▶ Task:
Your task is to gather the lines below that hold the string "this".
* start Source data *
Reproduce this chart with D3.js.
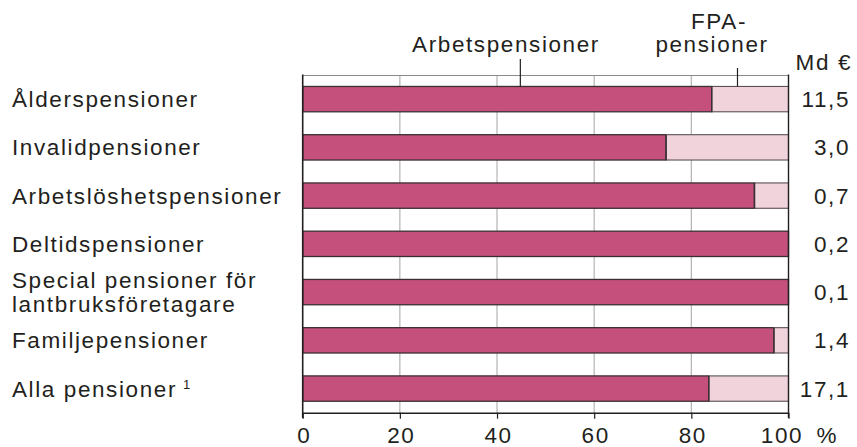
<!DOCTYPE html>
<html>
<head>
<meta charset="utf-8">
<script src="https://cdn.jsdelivr.net/npm/d3@7"></script>
<style>
  body { margin: 0; background: #fff; }
  text { font-family: "Liberation Sans", Arial, sans-serif; fill: #231f20; }
</style>
</head>
<body>
<div id="chart"></div>
<script>
// Data
const categories = [
  ["Ålderspensioner"],
  ["Invalidpensioner"],
  ["Arbetslöshetspensioner"],
  ["Deltidspensioner"],
  ["Special pensioner för", "lantbruksföretagare"],
  ["Familjepensioner"],
  ["Alla pensioner"]
];
const arbetsShare = [84.2, 74.8, 93.0, 100, 100, 97.0, 83.6];
const fpaShare = [15.8, 25.2, 7.0, 0, 0, 3.0, 16.4];
const totals = ["11,5", "3,0", "0,7", "0,2", "0,1", "1,4", "17,1"];
const ticks = [0, 20, 40, 60, 80, 100];

const drawChart = () => {

  // Dimensions
  const width = 857;
  const height = 447;
  const fontSize = 22.5;
  const spacing = 1.6;
  const lineGap = 23.5;

  const x = d3.scaleLinear()
    .domain([0, 100])
    .range([302.7, 788.5]);

  const y = d3.scaleBand()
    .domain(d3.range(categories.length))
    .range([75, 412.7])
    .paddingInner(0.475)
    .paddingOuter(0.2375);

  const rowData = categories.map((lines, i) => ({
    i,
    lines,
    arb: arbetsShare[i],
    fpa: fpaShare[i],
    total: totals[i]
  }));

  const svg = d3.select("#chart")
    .append("svg")
      .attr("width", width)
      .attr("height", height);

  // gridlines
  svg.selectAll(".grid")
    .data(ticks.slice(1, -1))
    .join("line")
      .attr("x1", d => x(d))
      .attr("x2", d => x(d))
      .attr("y1", y.range()[0])
      .attr("y2", y.range()[1])
      .attr("stroke", "#b3b3b3")
      .attr("stroke-width", 1.2);

  // top border
  svg.append("line")
    .attr("x1", x(0))
    .attr("x2", x(100))
    .attr("y1", 75.5)
    .attr("y2", 75.5)
    .attr("stroke", "#8a8a8a")
    .attr("stroke-width", 1.2);

  // bars
  const rows = svg.selectAll(".row")
    .data(rowData)
    .join("g")
      .attr("class", "row")
      .attr("transform", d => `translate(0, ${y(d.i)})`);

  rows.append("rect")
    .attr("x", x(0))
    .attr("y", 0)
    .attr("width", d => x(d.arb) - x(0))
    .attr("height", y.bandwidth())
    .attr("fill", "#c4507b")
    .attr("stroke", "#3a3034")
    .attr("stroke-width", 1.3);

  rows.filter(d => d.fpa > 0)
    .append("rect")
      .attr("x", d => x(d.arb))
      .attr("y", 0)
      .attr("width", d => x(d.arb + d.fpa) - x(d.arb))
      .attr("height", y.bandwidth())
      .attr("fill", "#f1d3dc")
      .attr("stroke", "#5a5054")
      .attr("stroke-width", 1.1);

  // dark divider between the two segments
  rows.filter(d => d.fpa > 0)
    .append("line")
      .attr("x1", d => x(d.arb))
      .attr("x2", d => x(d.arb))
      .attr("y1", 0)
      .attr("y2", y.bandwidth())
      .attr("stroke", "#3a3034")
      .attr("stroke-width", 1.5);

  // category labels
  rows.append("text")
    .attr("x", 12)
    .attr("y", y.bandwidth() / 2)
    .style("font-size", `${fontSize}px`)
    .style("letter-spacing", `${spacing}px`)
    .each(function(d) {
      const t = d3.select(this);
      const off = (d.lines.length - 1) * lineGap / 2;
      d.lines.forEach((line, k) => {
        t.append("tspan")
          .attr("x", 12)
          .attr("y", y.bandwidth() / 2 - off + k * lineGap + 8)
          .text(line);
      });
    });

  // superscript note
  rows.filter(d => d.i === categories.length - 1)
    .select("text")
    .append("tspan")
      .attr("dx", 6)
      .attr("dy", -8)
      .style("font-size", "13px")
      .style("letter-spacing", "0px")
      .text("1");

  // totals
  rows.append("text")
    .attr("x", 850)
    .attr("y", y.bandwidth() / 2 + 8)
    .attr("text-anchor", "end")
    .style("font-size", `${fontSize}px`)
    .style("letter-spacing", `${spacing}px`)
    .text(d => d.total);

  // axes
  svg.append("line")
    .attr("x1", x(0))
    .attr("x2", x(0))
    .attr("y1", 74.5)
    .attr("y2", 418)
    .attr("stroke", "#231f20")
    .attr("stroke-width", 1.6);

  svg.append("line")
    .attr("x1", x(100))
    .attr("x2", x(100))
    .attr("y1", 74.5)
    .attr("y2", 418)
    .attr("stroke", "#231f20")
    .attr("stroke-width", 1.4);

  const xAxis = svg.append("g")
    .attr("transform", `translate(0, ${y.range()[1]})`)
    .call(d3.axisBottom(x).tickValues(ticks).tickSize(6).tickPadding(8).tickSizeOuter(0));

  xAxis.select(".domain")
    .attr("stroke", "#231f20")
    .attr("stroke-width", 1.4);

  xAxis.selectAll(".tick line")
    .attr("stroke", "#231f20")
    .attr("stroke-width", 1.2);

  xAxis.selectAll(".tick text")
    .attr("font-family", null)
    .style("font-size", `${fontSize}px`)
    .style("letter-spacing", `${spacing}px`)
    .attr("fill", "#231f20")
    .attr("dx", d => d === 100 ? -7 : 1);

  svg.append("text")
    .attr("x", x(100) + 28)
    .attr("y", 443)
    .attr("text-anchor", "start")
    .style("font-size", `${fontSize}px`)
    .text("%");

  // legend labels
  svg.append("text")
    .attr("x", 506)
    .attr("y", 51.7)
    .attr("text-anchor", "middle")
    .style("font-size", `${fontSize}px`)
    .style("letter-spacing", `${spacing}px`)
    .text("Arbetspensioner");

  svg.append("text")
    .attr("x", 719)
    .attr("y", 29)
    .attr("text-anchor", "middle")
    .style("font-size", `${fontSize}px`)
    .style("letter-spacing", `${spacing}px`)
    .text("FPA-");

  svg.append("text")
    .attr("x", 712)
    .attr("y", 51.7)
    .attr("text-anchor", "middle")
    .style("font-size", `${fontSize}px`)
    .style("letter-spacing", `${spacing}px`)
    .text("pensioner");

  svg.append("text")
    .attr("x", 852)
    .attr("y", 70)
    .attr("text-anchor", "end")
    .style("font-size", `${fontSize}px`)
    .style("letter-spacing", `${spacing}px`)
    .text("Md €");

  // leader lines
  svg.selectAll(".leader")
    .data([44.8, 89.5])
    .join("line")
      .attr("x1", d => x(d))
      .attr("x2", d => x(d))
      .attr("y1", (d, i) => i === 0 ? 59 : 68)
      .attr("y2", y(0))
      .attr("stroke", "#231f20")
      .attr("stroke-width", 1.2);

};

drawChart();
</script>
</body>
</html>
* end Source data *
▶ Full answer:
Reproduce this chart with D3.js.
      const t = d3.select(this);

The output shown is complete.